COLLECTED MATERIAL:
'''

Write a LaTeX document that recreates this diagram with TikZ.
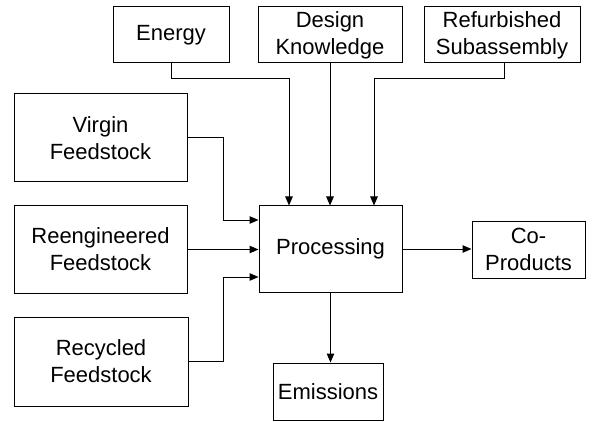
\documentclass[tikz,border=0pt]{standalone}
\usepackage{fontspec}
\setmainfont{Liberation Sans}
\usetikzlibrary{arrows.meta}
\begin{document}
\begin{tikzpicture}[x=1pt,y=-1pt,
  box/.style={draw, line width=1pt, align=center, inner sep=0pt,
    font=\fontsize{22}{27}\selectfont},
  flow/.style={line width=1pt, -{Triangle[length=9pt,width=7.5pt]}}]
  \useasboundingbox (0,0) rectangle (594,422);

  % input boxes along the top
  \node[box, minimum width=116pt, minimum height=56pt] (energy) at (171,35) {Energy};
  \node[box, minimum width=144pt, minimum height=56pt] (design) at (330,35) {Design\\Knowledge};
  \node[box, minimum width=156pt, minimum height=56pt] (refurb) at (502,35) {Refurbished\\Subassembly};

  % feedstock boxes on the left
  \node[box, minimum width=173pt, minimum height=88pt] (virgin) at (100.5,138) {Virgin\\Feedstock};
  \node[box, minimum width=173pt, minimum height=87pt] (reeng) at (100.5,249.5) {Reengineered\\Feedstock};
  \node[box, minimum width=174pt, minimum height=89pt] (recyc) at (101,361.5) {Recycled\\Feedstock};

  % central process and outputs
  \node[box, minimum width=143pt, minimum height=86pt] (proc) at (330.5,249) {Processing};
  \node[box, minimum width=113pt, minimum height=57pt] (coprod) at (528.5,249.5) {Co-\\Products};
  \node[box, minimum width=110pt, minimum height=57pt] (emis) at (328,391.5) {Emissions};

  % bend points
  \coordinate (eA) at (171,79);
  \coordinate (eB) at (289,79);
  \coordinate (rA) at (504,79);
  \coordinate (rB) at (374,79);
  \coordinate (vA) at (223,138);
  \coordinate (vB) at (223,220);
  \coordinate (cA) at (223,361.5);
  \coordinate (cB) at (223,277);

  % top inputs
  \draw[flow] (energy.south) -- (eA) -- (eB) -- (eB |- proc.north);
  \draw[flow] (design.south) -- (design.south |- proc.north);
  \draw[flow] (refurb.south -| rA) -- (rA) -- (rB) -- (rB |- proc.north);

  % feedstock inputs
  \draw[flow] (virgin.east) -- (vA) -- (vB) -- (vB -| proc.west);
  \draw[flow] (reeng.east) -- (reeng.east -| proc.west);
  \draw[flow] (recyc.east) -- (cA) -- (cB) -- (cB -| proc.west);

  % outputs
  \draw[flow] (proc.east) -- (proc.east -| coprod.west);
  \draw[flow] (proc.south) -- (proc.south |- emis.north);
\end{tikzpicture}
\end{document}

'''

Retype the whole listing, keeping every line identical and omitting all pictures.

FULL SOLUTION:
Write a LaTeX document that recreates this diagram with TikZ.
\documentclass[tikz,border=0pt]{standalone}
\usepackage{fontspec}
\setmainfont{Liberation Sans}
\usetikzlibrary{arrows.meta}
\begin{document}
\begin{tikzpicture}[x=1pt,y=-1pt,
  box/.style={draw, line width=1pt, align=center, inner sep=0pt,
    font=\fontsize{22}{27}\selectfont},
  flow/.style={line width=1pt, -{Triangle[length=9pt,width=7.5pt]}}]
  \useasboundingbox (0,0) rectangle (594,422);

  % input boxes along the top
  \node[box, minimum width=116pt, minimum height=56pt] (energy) at (171,35) {Energy};
  \node[box, minimum width=144pt, minimum height=56pt] (design) at (330,35) {Design\\Knowledge};
  \node[box, minimum width=156pt, minimum height=56pt] (refurb) at (502,35) {Refurbished\\Subassembly};

  % feedstock boxes on the left
  \node[box, minimum width=173pt, minimum height=88pt] (virgin) at (100.5,138) {Virgin\\Feedstock};
  \node[box, minimum width=173pt, minimum height=87pt] (reeng) at (100.5,249.5) {Reengineered\\Feedstock};
  \node[box, minimum width=174pt, minimum height=89pt] (recyc) at (101,361.5) {Recycled\\Feedstock};

  % central process and outputs
  \node[box, minimum width=143pt, minimum height=86pt] (proc) at (330.5,249) {Processing};
  \node[box, minimum width=113pt, minimum height=57pt] (coprod) at (528.5,249.5) {Co-\\Products};
  \node[box, minimum width=110pt, minimum height=57pt] (emis) at (328,391.5) {Emissions};

  % bend points
  \coordinate (eA) at (171,79);
  \coordinate (eB) at (289,79);
  \coordinate (rA) at (504,79);
  \coordinate (rB) at (374,79);
  \coordinate (vA) at (223,138);
  \coordinate (vB) at (223,220);
  \coordinate (cA) at (223,361.5);
  \coordinate (cB) at (223,277);

  % top inputs
  \draw[flow] (energy.south) -- (eA) -- (eB) -- (eB |- proc.north);
  \draw[flow] (design.south) -- (design.south |- proc.north);
  \draw[flow] (refurb.south -| rA) -- (rA) -- (rB) -- (rB |- proc.north);

  % feedstock inputs
  \draw[flow] (virgin.east) -- (vA) -- (vB) -- (vB -| proc.west);
  \draw[flow] (reeng.east) -- (reeng.east -| proc.west);
  \draw[flow] (recyc.east) -- (cA) -- (cB) -- (cB -| proc.west);

  % outputs
  \draw[flow] (proc.east) -- (proc.east -| coprod.west);
  \draw[flow] (proc.south) -- (proc.south |- emis.north);
\end{tikzpicture}
\end{document}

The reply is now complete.